‘Shopjacket’ brings hope to Whitley Bay town centre
Given the challenges that Whitley Bay town centre has faced over the last year – with a number of high-profile retail departures – it’s been great to see it at the centre of a good news story today. Sources as diverse as The Sun, the Daily Telegraph, Sky News and NewsLite have seized upon the ‘fake shopfront’ that now adorns the former Select store, intended by North Tyneside Council to replace the depressing sight of an empty unit with the impression of a thriving delicatessen.
By coincidence, the first property to receive the ‘Shopjacket’ treatment is one that I’d flagged up back in December as particularly ‘horrible-looking’. Consequently, when I had the pleasure a week ago of meeting up with the Tyneside-based team responsible for Shopjacket – among them property consultant Paul Murphy, and creative consultants Neil Wilson and Hayley Rodgers – I was thrilled to see the subject of their first transformation.
Instead of being blighted by the depressing appearance of the vacated Select shop, with its grimy fascia and droopy ‘Sale’ posters, Whitley Road now enjoys a much more pleasing scene – an attractive and tasteful frontage that gives an impression of how the unit could once again make a positive contribution to the high street. Who would have thought that a fake deli scene – and a much-needed coat of paint for the drab shutters – could make such a significant visual difference?
It’s not the be-all and end-all, of course. The property’s unattractive upper floors are still in need of work, and behind the fake frontage, there’s still a vacant unit that Whitley Bay could well do without. The value of the transformation, however, is that it brings a bit of hope, and some aspiration, back to Whitley Bay town centre – attributes that are essential if high streets like this are to have any hope of bouncing back from recent decline.
Crucially, these positive vibes have already extended beyond the former Select shop, with Paul and Neil telling me how some of the nearby retailers in Whitley Bay have drawn inspiration from the fake deli to think about how they could enhance their own shopfronts – often for little more effort than a pot of paint and taking on board some expert design advice.
The enhancements to the former Select store are the latest in a string of recent efforts that Whitley Bay has made to tackle the problem of empty shop units, not all of which have worked so well. You may recall that in a previous post I expressed some incredulity about the plans to paint the hoardings of the nearby former Co-op supermarket in Whitley Bay, amid the claim from the town’s Chamber of Trade that “an initiative like this can only help attract more visitors and increase trade for businesses in the town”.
As I remarked then – and still maintain now, having visited the old Co-op for myself back in December – “it’s clearly nonsense to suggest that shoppers will be attracted to visit Whitley Bay because a particular empty shop unit looks more attractive than it did before”.
True, no-one would dispute that the painted hoardings do look nicer than the previous grey ones, and the same would apply to the Whitley Bay FC themed paint job of the former T&G Allan shop.

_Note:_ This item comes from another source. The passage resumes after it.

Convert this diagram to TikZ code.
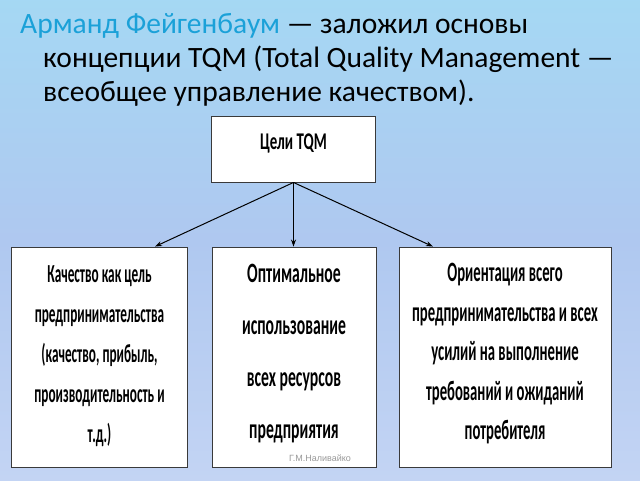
\documentclass[tikz,border=0pt]{standalone}
\usepackage{fontspec}
\setmainfont{Carlito}
\newfontfamily\fontT[FakeStretch=0.62]{Carlito}
\newfontfamily\fontL[FakeStretch=0.51]{Carlito}
\newfontfamily\fontM[FakeStretch=0.56]{Carlito}
\newfontfamily\fontR[FakeStretch=0.525]{Carlito}
\newfontfamily\wmfont{Liberation Sans}
\usetikzlibrary{arrows.meta,calc}
\definecolor{bgtop}{HTML}{9BE8F7}
\definecolor{bgmid}{HTML}{AFC8F0}
\definecolor{bgbot}{HTML}{D7E0F7}
\definecolor{titleblue}{HTML}{1BA1D8}
\definecolor{boxline}{HTML}{3A3A3A}
\pgfdeclareverticalshading{bgshade}{100bp}{color(0bp)=(bgbot); color(50bp)=(bgmid); color(100bp)=(bgtop)}
\tikzset{
  goalbox/.style={draw=boxline, line width=0.9pt, fill=white, inner sep=0pt},
  goaltext/.style={align=center, inner sep=0pt},
  titletext/.style={font=\fontsize{29.5}{29.5}\selectfont, anchor=base west, inner sep=0pt},
  conn/.style={line width=1pt, -{Stealth[length=7pt,width=5pt]}}
}
\begin{document}
\begin{tikzpicture}[x=1pt,y=-1pt]
\useasboundingbox (0,0) rectangle (640,480);
\fill[shading=bgshade] (0,0) rectangle (640,480);
% title
\node[titletext] (t1) at (20,33) {\textcolor{titleblue}{Арманд Фейгенбаум} — заложил основы};
\node[titletext] (t2) at (43,67) {концепции TQM (Total Quality Management —};
\node[titletext] (t3) at (43,101) {всеобщее управление качеством).};
% boxes
\node[goalbox, minimum width=164pt, minimum height=66pt] (T) at (293.5,149) {};
\node[goaltext, font=\fontT\bfseries\fontsize{24}{24}\selectfont] (Tt) at (293.5,143) {Цели TQM};
\node[goalbox, minimum width=176pt, minimum height=220pt] (L) at (99.5,357) {};
\node[goalbox, minimum width=164pt, minimum height=220pt] (M) at (294,357) {};
\node[goalbox, minimum width=212pt, minimum height=220pt] (R) at (505,357) {};
\node[goaltext, font=\fontL\bfseries\fontsize{26}{40}\selectfont] (Lt) at (99.5,356) {Качество как цель\\предпринимательства\\(качество, прибыль,\\производительность и\\т.д.)};
\node[goaltext, font=\fontM\bfseries\fontsize{28}{52}\selectfont] (Mt) at (294,353.5) {Оптимальное\\использование\\всех ресурсов\\предприятия};
\node[goaltext, font=\fontR\bfseries\fontsize{28}{39.5}\selectfont] (Rt) at (505,354) {Ориентация всего\\предпринимательства и всех\\усилий на выполнение\\требований и ожиданий\\потребителя};
% connectors
\draw[conn] (T.south) -- ([xshift=55.5pt]L.north);
\draw[conn] (T.south) -- (T.south |- M.north);
\draw[conn] (T.south) -- ([xshift=-72pt]R.north);
% watermark
\node[font=\wmfont\fontsize{9}{9}\selectfont, text=gray!80, inner sep=0pt] (wm) at (320,458) {Г.М.Наливайко};
\end{tikzpicture}
\end{document}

For me though, the danger of such interventions is that they merely emphasise the emptiness of the shops that they are trying to enhance. In this respect, Shopjacket’s approach – creating the illusion that a unit is occupied, rather than merely covering up the fact that it isn’t – is surely more successful.
With industry journal Retail Week having recently launched its “Manifesto for the High Street” – a 10-point plan to “breathe life into Britain’s high streets” – Whitley Bay’s efforts to turn the tide of decline are timely indeed. In a couple of weeks, I’m very much looking forward to attending the associated ‘Saving Britain’s High Streets’ summit in Birmingham, where representatives of retailers, trade associations, local authorities and national government are set to come together to address the regeneration of Britain’s high streets and town centres (if any readers of this blog happen to be going along, do track me down and say hi!).
After all the negative publicity of its town centre over the last year or so, I’ll certainly take pleasure in flagging up Whitley Bay as one place that, in a small but significant way, is employing some welcome creativity and inventiveness as it strives to turn the corner.